Lu pour vous
http://europes.fr 11 Oct 2018 Armes, Centrafrique, communication stratégique, FACA, Formation, Russie
La présence russe en Centrafrique commence à inquiéter sérieusement les Européens. Les ministres des Affaires étrangères de l’UE pourraient ainsi lundi appeler officiellement tous les acteurs internationaux présents en Centrafrique, notamment les Russes, à soutenir exclusivement le gouvernement et l’initiative africaine « en bonne coordination et pleine transparence ».
C’est la première fois que de façon aussi claire sont exprimées des préoccupations. Jusqu’à présent, parler de la présence russe sur le sol centrafricain était un peu tabou. Les Européens affectaient d’avoir la situation sous contrôle. Cette alerte est aussi un bon moyen de rappeler que tous les Européens sont concernés par ce qui se déroule dans cette ancienne colonie française, et pas seulement les Français ou les pays latins.

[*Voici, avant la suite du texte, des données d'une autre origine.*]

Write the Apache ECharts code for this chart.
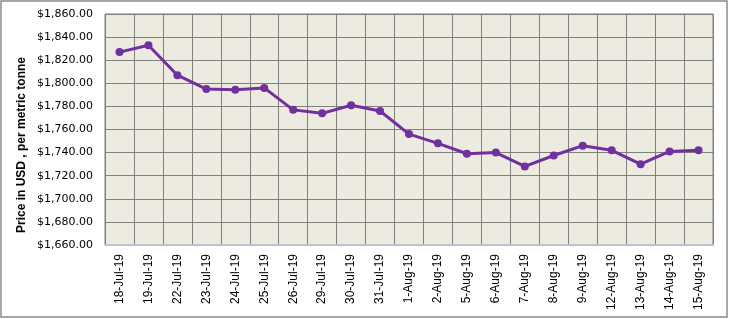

Des interrogations sur la présence russe
La présence russe accrue pose un « certain nombre de questions » reconnait un diplomate. Il y a tout d’abord la fourniture d’armements aux forces centrafricaines et les formations complémentaires prodiguées par les Russes, formation « dont on n’est pas sûr qu’elle soit parfaitement conforme » à celle des Européens. Il y a aussi la présence de conseillers russes autour du président centrafricain qui contrecarre les efforts de conseil des Européens. D’une certaine façon, les Européens font le travail et les Russes en récoltent les fruits.
Une campagne d’agitation dans les médias
Il y a ensuite de la communication stratégique avec une campagne de presse en Centrafrique assez ouvertement anti-européenne, qui commence à faire sentir ses effets sur le terrain, voire de l’agitation politique (dans la stricte lignée de la doctrine de l’AgitProp) conduisant parfois à des mouvements de rues (lire : Pics de violence à Bangui. A ne pas confondre avec un conflit religieux).
Un risque d’influence politique dans le pays et au-delà
Il y a enfin la crainte à Bruxelles que l'influence russe « puisse avoir certaines conséquences politiques en Centrafrique » et au-delà (NB : au Sahel notamment). L’hypothèse d’un durcissement du pouvoir est présente dans tous les esprits, mais aussi, même si elle n’est pas clairement envisagée, l’hypothèse d’un coup d’état ou de soutien à certains groupes armés rebelles.
La crainte du mauvais exemple
Ce que craignent surtout les Européens est le mauvais exemple que pourraient donner les Russes. Alors que l’Union européenne insiste dans toutes ses relations sur le respect de certaines règles, notamment démocratiques ou de lutte anti-corruption, les Russes pourraient « présenter dans l’avenir une voie alternative pour certaines pays africains, qui pourraient avoir le choix d’emprunter d’autres voies que la voie européenne un peu plus exigeante en matière de démocratie » et d’emprunter « une voie russe qui ne pose que peu de conditions et fournit un certain nombre d’équipements », y compris létaux. Des équipements que les Européens ne peuvent fournir.
Les Européens décidés à réinvestir en Centrafrique
Afin de contrer cet effort russe, les Européens semblent décidés cette fois à affronter plus clairement le problème, mais aussi à réaffirmer clairement leur engagement. Ce qui devrait être chose faite lors de conclusions adoptées par le Conseil des ministres des Affaires étrangères lundi (article à suivre).